Review: Drowning in Milk (Q Loft)
Updated: Jun 2, 2022
What is the attraction, for a white person and/or a man, of going to a show about why living in a male and white-dominated world is difficult? Free drinks. Potentially provocative theatre is a difficult sell at the best of times, as you audience either already agree with you or have little interest in coming to the performance in the first place. Saraid Cameron's show is angry at the status quo, but where theatre of this nature often runs the risk of sounding like an angry voice shouting into an empty void, "Drowning in Milk" is more of a discussion on race and gender over drinks, but on a large scale.
Lasting half an hour, Cameron relays stories and feelings about living as a mixed race woman in predominantly white New Zealand while mixing shots and cocktails for the small audience gathered around her (and remarkably tasty shots and cocktails at that). From the outset, the intention of the show is made plain; "This show is not for your entertainment, and this is mostly for me." Immediately, this changes the typical relationship between audience and performer, where the performer is usually indebted to the audience who passively sit to be entertained. The audience are now here just to hear what Cameron has to say, not to be impressed, and can take away whatever they want, preferably a slightly altered attitude or mindset where needed.
Consequently, the question about whether it was successful is difficult to determine - one can but hope it was as unburdening as Cameron wished. In terms of what the audience take away, it is impossible to see the performance without it leaving an impact, and for most I think it would provide a little perspective, whether or not such perspective is welcomed.
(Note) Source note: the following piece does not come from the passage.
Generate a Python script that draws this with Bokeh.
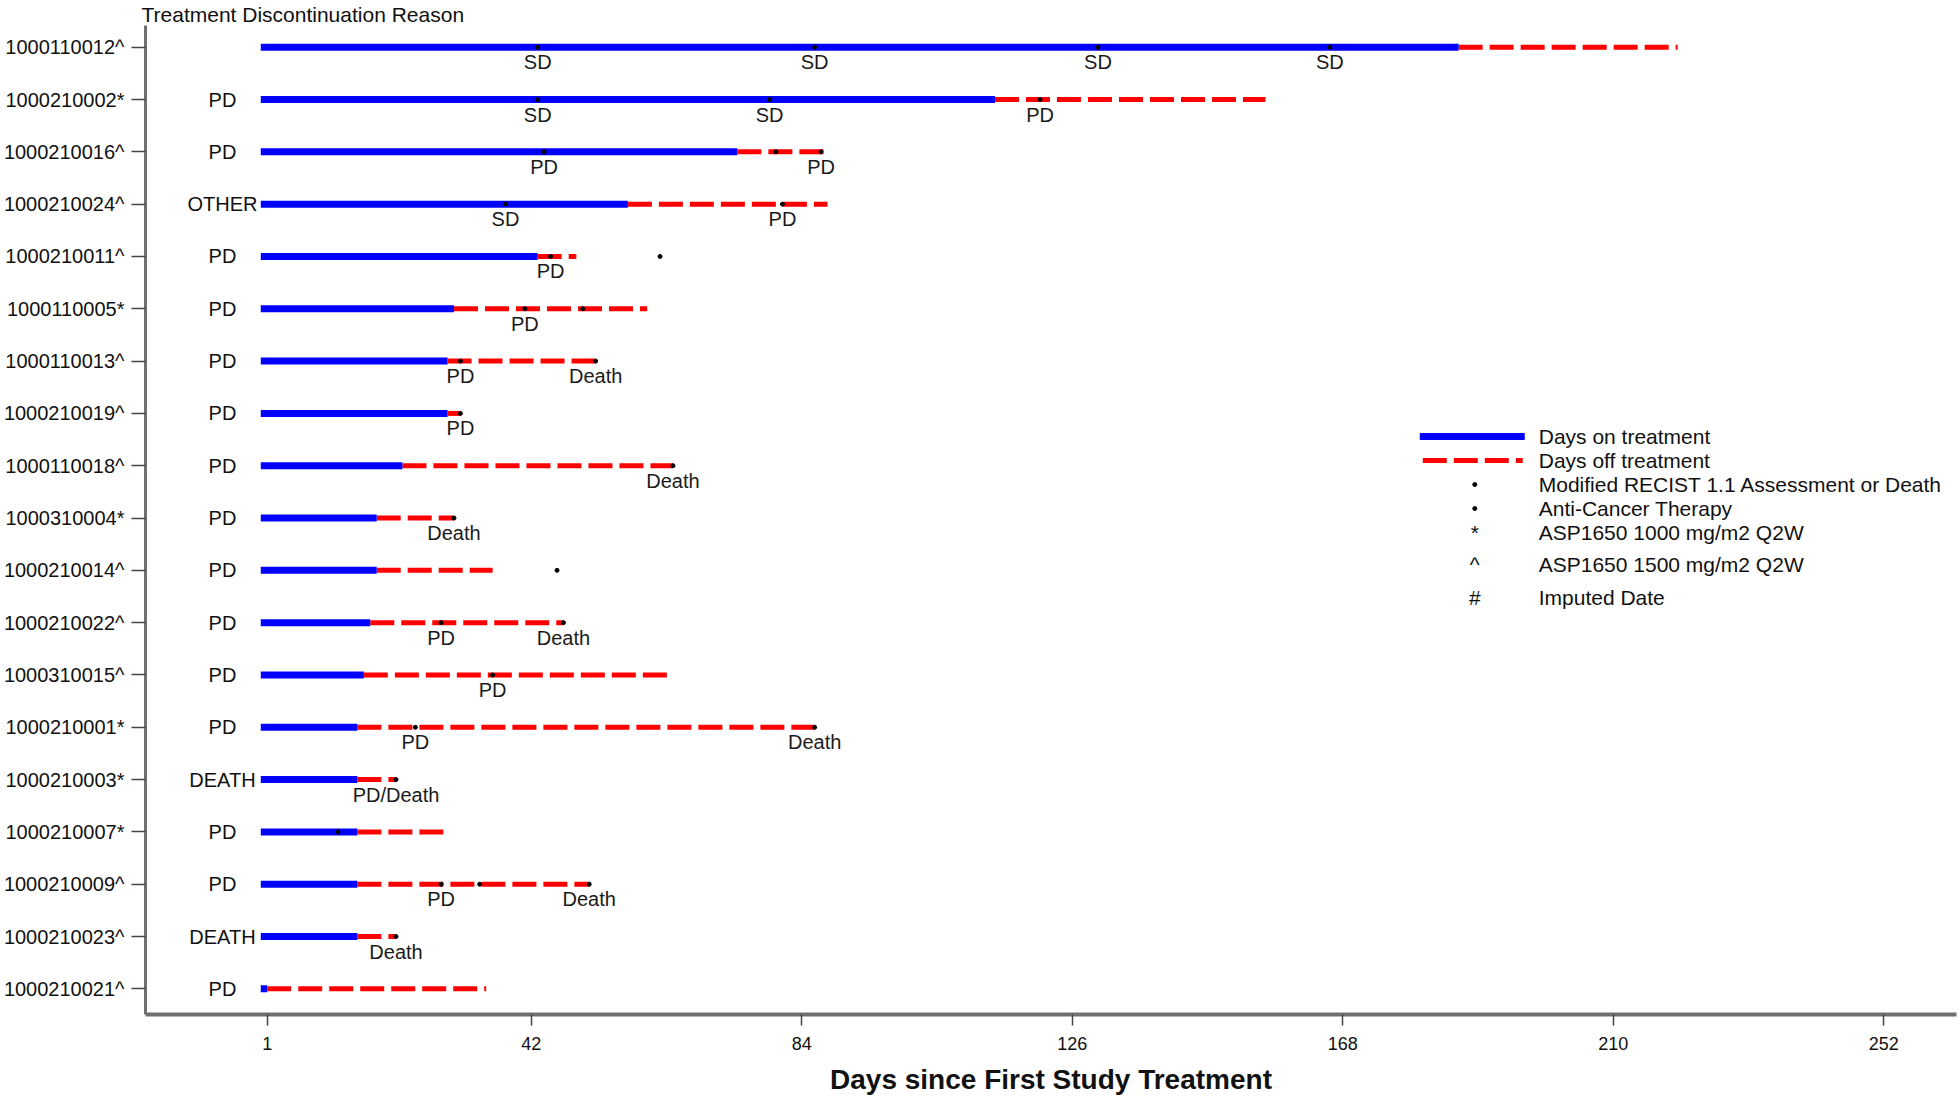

Cameron is such a natural story teller and entertainer (the arcs and climaxs of each segment flowing the with rhythm of the cocktails being made, adding a slightly theatrical edge to proceedings) that I never found it alienating despite never finding it relatable. In fact, as a very white audience member coming from a very white background, I found it genuinely insightful and eye-opening.
Cameron's sincere and thought-provoking writing and, for want of a better word, performance, create a valuable piece of casual theatre in a world that needs a middle ground between drama and debate to hear a different perspective. One's experience of any theatre is very often determined by their experiences up until that point, but that is especially true of "Drowning in Milk". In spite of that, and in spite of whether you may "like" the performance, everyone should see this show. And everyone should see it with an open mind. Five stars.